Green Tourism and Sugegasa Hats

Craftmaking Sugegasa, Hats Woven with Dry Grass

Rightfully named one of Japan's most beautiful villages, Iide in the Yamagata Prefecture of Tohoku is a picturesque town of traditional Japanese farmland. Located in the southern mountainous area of Yamagata prefecture, Iide provides numerous guesthouses and cottages for travelers looking to get outside the city. Due to the beauty of the area I recommend trying as many outdoor activities as possible.
 I had the chance to participate in a creating traditional Japanese craftwork. The sugegasa is a conical Japanese hat made of woven dry grass: worn in the past for protection against both sun and rain, nowadays they are mostly used for festivals across Japan. My expert instructor, the wonderful Mrs. Yoshi Ito, has been making these hats for fifty years and is able to make three a day from scratch. When I arrived at Iide, Yoshi had already prepared the skeleton of my own sugegasa hat. Conscious of my beginner-status with Japanese craftwork, Yoshi was kind enough to take things slowly when explaining and demonstrating. Yoshi spoke little English and I little Japanese, but the most helpful instruction with this handicraft is undeniably visual and the instructions were quite clear through body language and gestures. Stage 1 involved wrapping strips of dry grass around the pre-prepared wooden skeleton. Initially difficult, I soon got the hang of working with the straw and started to think that I was an instant expert at making sugegasa... Stage 2 proved me wrong I had to add the top layer of grass to the base using string: fun but extremely tricky! When I had finally completed this (with considerable help from Yoshi), I commenced Stage 3: using green thread and a needle to sew the loose strips of grass together. Predictably my end product was far from perfect. I watched Yoshi deftly finishing off her own hat with a new appreciation of Japanese culture and tradition.

500,000 Lilies and Outdoor Activities in Iida

There is much to do and explore in the Iide area.
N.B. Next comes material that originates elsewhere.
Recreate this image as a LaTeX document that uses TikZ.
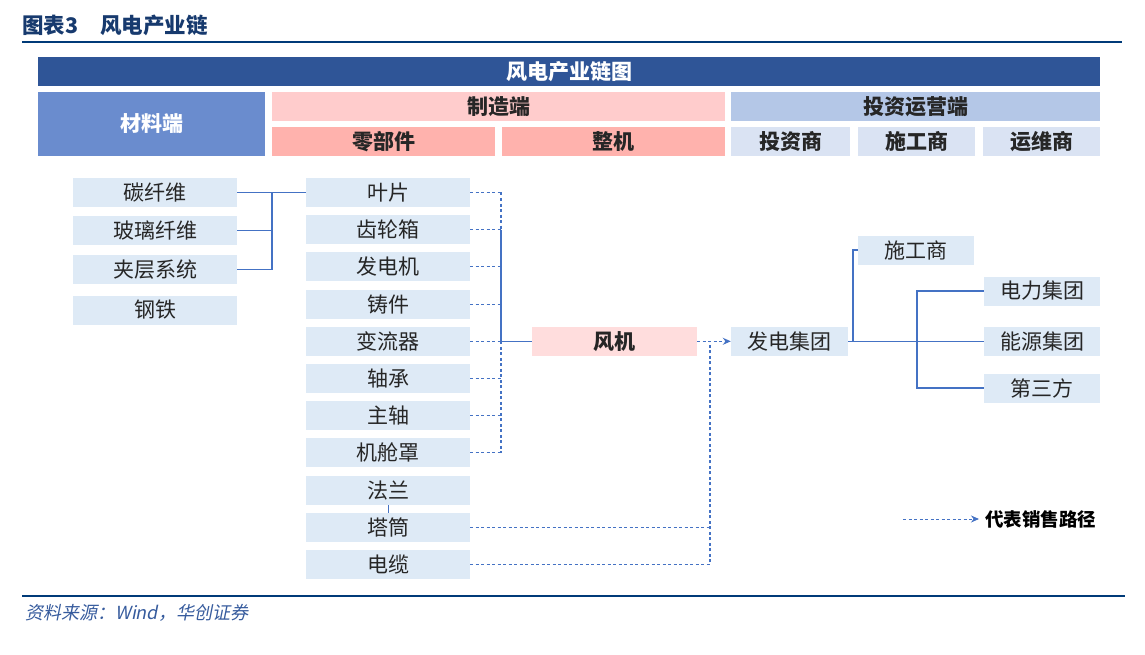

Tourists often start at the Mezami no Sato tourism building for information before traveling a short distance away to Dondendaira Yurien Garden where you can enjoy over 500,000 lilies and on a hot day try out the delicious lily ice cream. The main outdoor activities consist around the river and mountains where you can boat, fish, hike, enter a hot spring and much more. If you are traveling during the winter season, don't miss the beautiful scenery and winter sports activities at Dondondaira Snow Park and the beautiful ice festivals in February.

Enjoying the Simple Life in Iide

To extend your time and get the most out of Iide, join a farm stay where you will have the chance to share a house and meals with a local family. There are numerous farm stay activities throughout the year though the best time is typically in the spring and summer months. You can help your new family in harvesting rice, vegetables, fruits and more. While eating with your family expect to try everything from soba, beef, and seafood to fresh fruits and mountain vegetables. I was able to join a mountain hiking tour with the father and children to pick local mountain vegetables such as warabi which were added to our dinner that night. The meals go well with the local specialty, doburoku sake. Doburoku is a fresh sake that can only be kept for a short while and must be refrigerated. It is a milky white brew with a distinctive tart smell. I gave it a try and it tastes great though quite different from any sake I had tried before. My time in Iide was relaxing, peaceful and more importantly a lot of fun. Far from the rush of the big cities, Iide offers the opportunity to see a simpler way of life and make lasting friendships along the way. Enjoying traditional Japan while surrounded by the beautiful countryside is truly a unique experience that should not be missed.